Hello readership. I am writing this en route from Amsterdam back home to Berlin. Writing blog posts while traveling seems to be a reoccuring theme of mine.
First, I'd like to express to you all how glad I am that my last post concerning relationships was answered by or commented on by many of you. Such a bustle of activity has never graced this blog of mine, and I'm really glad to have heard all of your opinions or comments.
Aside from some rain, Amsterdam was fantastic. It is a very interesting place. I must say that Dutch people are incredibly friendly and forthcoming. That being said, Amsterdam is one of the most culturally diverse cities I've ever been to. All major European capitals will demonstrate 5 or more languages on a walk through a crowded transit area... But Amsterdam really seems to have even more groups of people, at least to me.

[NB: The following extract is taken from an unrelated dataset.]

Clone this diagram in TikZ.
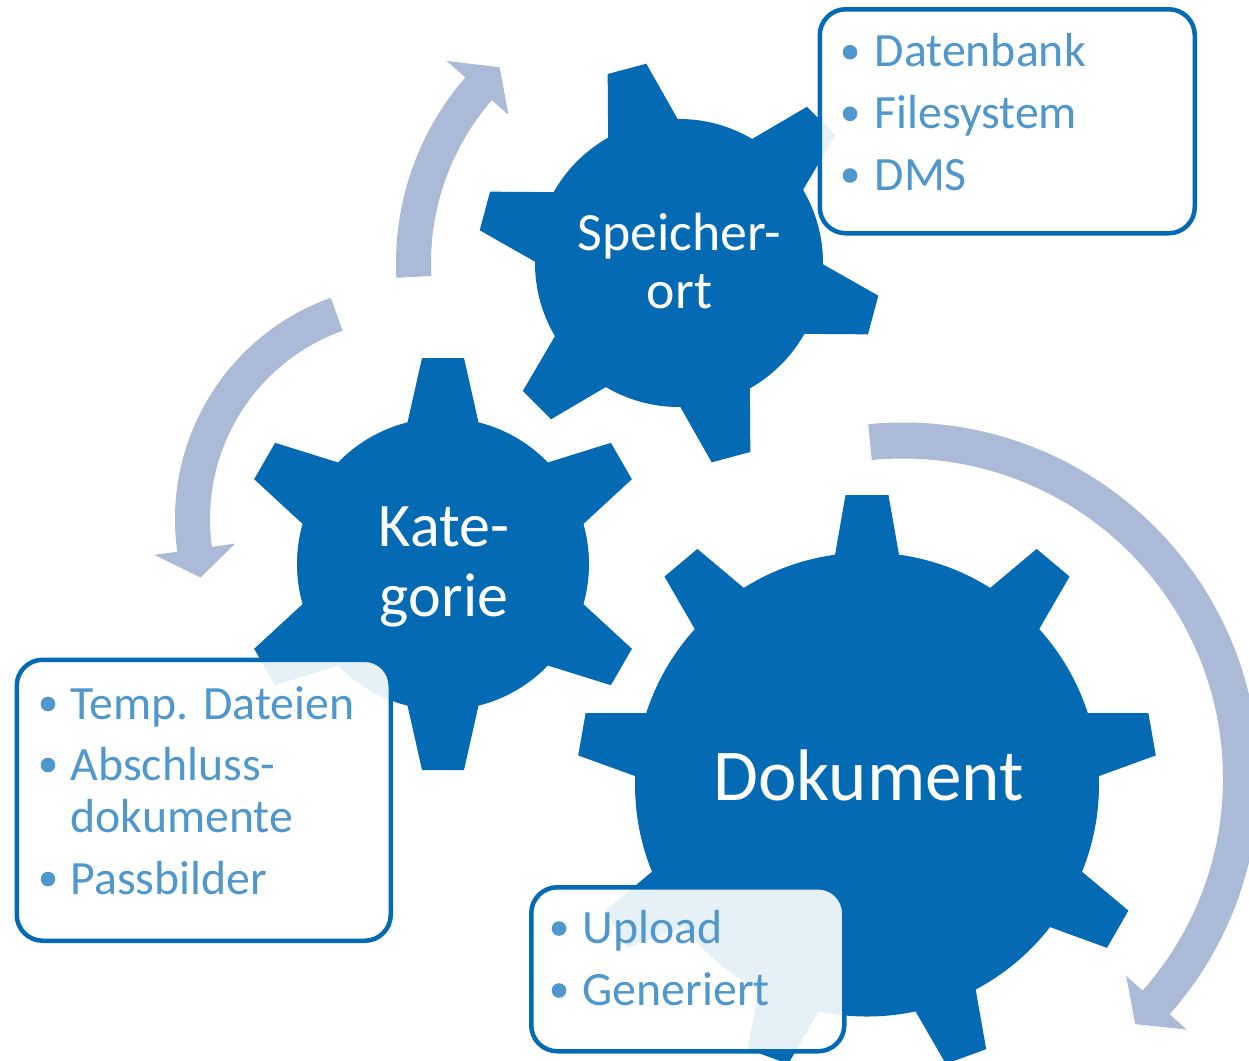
\documentclass[tikz,border=0pt]{standalone}
\usepackage{fontspec}
\setmainfont{Carlito}
\definecolor{gearblue}{RGB}{4,106,179}
\definecolor{arrowblue}{RGB}{171,186,214}
\definecolor{textblue}{RGB}{79,151,204}

% #1 cx, #2 cy, #3 body radius, #4 tip radius, #5 tip half-width, #6 base half-width, #7 teeth, #8 first tooth angle (page, ccw)
\newcommand{\drawgear}[8]{%
  \fill[gearblue] (#1,#2) circle[radius=#3];
  \pgfmathsetmacro{\ga}{100*sqrt(((#3)/100)^2-((#6)/100)^2)}%
  \pgfmathsetmacro{\gs}{((#6)-(#5))/((#4)-\ga)}%
  \pgfmathsetmacro{\gr}{(#3)-12}%
  \pgfmathsetmacro{\gw}{(#6)+\gs*(\ga-\gr)}%
  \pgfmathsetmacro{\gDt}{100*sqrt(((#4)/100)^2+((#5)/100)^2)}%
  \pgfmathsetmacro{\gpt}{atan((#5)/(#4))}%
  \pgfmathsetmacro{\gDz}{100*sqrt((\gr/100)^2+(\gw/100)^2)}%
  \pgfmathsetmacro{\gpz}{atan(\gw/\gr)}%
  \foreach \k in {1,...,#7}{%
    \pgfmathsetmacro{\gang}{-(#8)-360/(#7)*(\k-1)}%
    \fill[gearblue, shift={(#1,#2)}] (\gang-\gpz:\gDz) -- (\gang-\gpt:\gDt) -- (\gang+\gpt:\gDt) -- (\gang+\gpz:\gDz) -- cycle;
  }%
}

% #1 cx, #2 cy, #3 Rin, #4 Rout, #5 start angle, #6 head base angle, #7 tip angle (tikz angles), #8 inner barb, #9 outer barb
\newcommand{\circarrow}[9]{%
  \fill[arrowblue, shift={(#1,#2)}] (#5:#4) arc[start angle=#5, end angle=#6, radius=#4]
    -- (#6:{#4+#9}) -- (#7:{(#3+#4)/2}) -- (#6:{#3-#8}) -- (#6:#3)
    arc[start angle=#6, end angle=#5, radius=#3] -- cycle;
}

\tikzset{
  infobox/.style={draw=gearblue, line width=4.5pt, fill=white, fill opacity=0.9, draw opacity=1,
    rounded corners=26pt, inner sep=0pt, anchor=north west},
  geartext/.style={text=white, inner sep=0pt, anchor=base},
  itemtext/.style={text=textblue, inner sep=0pt, anchor=base west, font=\fontsize{47.8}{52}\selectfont},
  bul/.style={fill=textblue}
}

\begin{document}
\begin{tikzpicture}[x=1pt, y=-1pt]
\useasboundingbox (0,0) rectangle (1249,1060);

% gears
\drawgear{867}{784.5}{232}{289.5}{21.5}{32}{9}{90}
\drawgear{443}{564}{146}{206}{21}{35.5}{6}{90}
\drawgear{679}{263}{144}{201}{20}{36}{6}{105}

% circular arrows
\circarrow{679}{263}{248}{283}{-183}{-139}{-132.5}{22}{25}
\circarrow{410}{519}{200}{235}{-109.7}{-188}{-195.6}{23.5}{23}
\circarrow{903}{778.5}{320}{356}{-95.6}{41.5}{46.6}{22}{23}

% gear labels
\node[geartext, font=\fontsize{53.8}{58}\selectfont] (sp1) at (679.5,250) {Speicher-};
\node[geartext, font=\fontsize{53.8}{58}\selectfont] (sp2) at (679.5,308.3) {ort};
\node[geartext, font=\fontsize{62}{70}\selectfont] (ka1) at (444,546.7) {Kate-};
\node[geartext, font=\fontsize{62}{70}\selectfont] (ka2) at (444,616.7) {gorie};
\node[geartext, font=\fontsize{73}{80}\selectfont] (do1) at (868.5,800) {Dokument};

% boxes
\node[infobox, minimum width=375pt, minimum height=224pt] (box1) at (817.5,7) {};
\node[infobox, minimum width=374pt, minimum height=281pt] (box2) at (14.5,657.5) {};
\node[infobox, minimum width=313pt, minimum height=164pt] (box3) at (529,885) {};

% box 1 items
\node[itemtext] (t11) at (874.5,66.7) {Datenbank};
\node[itemtext] (t12) at (874.5,128.3) {Filesystem};
\node[itemtext] (t13) at (874.5,190) {DMS};
\fill[bul] (850,52.2) circle[radius=7.3];
\fill[bul] (850,113.8) circle[radius=7.3];
\fill[bul] (850,175.5) circle[radius=7.3];

% box 2 items
\node[itemtext] (t21) at (70.5,719) {Temp. Dateien};
\node[itemtext] (t22) at (70.5,780) {Abschluss-};
\node[itemtext] (t23) at (70.5,832.7) {dokumente};
\node[itemtext] (t24) at (70.5,894) {Passbilder};
\fill[bul] (48,704) circle[radius=7.3];
\fill[bul] (48,765) circle[radius=7.3];
\fill[bul] (48,879) circle[radius=7.3];

% box 3 items
\node[itemtext] (t31) at (582.5,943) {Upload};
\node[itemtext] (t32) at (582.5,1005) {Generiert};
\fill[bul] (559,928.5) circle[radius=7.3];
\fill[bul] (559,990.5) circle[radius=7.3];
\end{tikzpicture}
\end{document}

There was this gigantic chess board where people would play chess with huge pieces. I watched a handful of games, which was great.
So, what now? Now I wait to hear back from Uni-Assist (the 3rd party that German universities outsource their applicants to) to see if I can begin studies in October. I am being encouraged to take the C2 class, the hardest level of German. It would probably be beneficial... And we all know that this vacation of mine cannot be permanent after all.
I've been thinking a lot lately about Friendship. About how our friendships shape us over the years, and how when one looks back over their life, the various "episodes" have distinct and important casts of characters. For everyone who is reading this, I can recall so many different memories from throughout my life.
I tend to care very much about the people closest to me, putting them in places in my perception that are just as close or important as family. This leads to phenomenal friendships but also sometimes to situations where I am confused. I notice that, as humans grow older, they tend to put distance between themselves and "other people," perhaps retaining a small handful of close friends.
Why do people do that? Does having many friends, "close" friends, or "best" friends mean that they all matter less to me than if I only had 1 or 2 real friends?
I don't think so, personally. Maybe we try to surround ourselves with different types of people. That way, we can admire the qualities about them that are interesting to us, confide in people with whom we feel we can relate, or people who reinforce our opinions and beliefs.
In any case, I consider myself a very lucky person to have the friends that I do have. Many of them won't ever read this blog but my sentiment remains the same. Of course, not even the power of friendship can make us feel completely validated. Maybe we require a mix of being comfortable alone with ourselves as well as maintaining other close human relationships in order to feel balanced and socially adjusted.
Maybe I'll write a blog post about solitude next time.
If you're reading this, and I know you, I am glad that we are friends.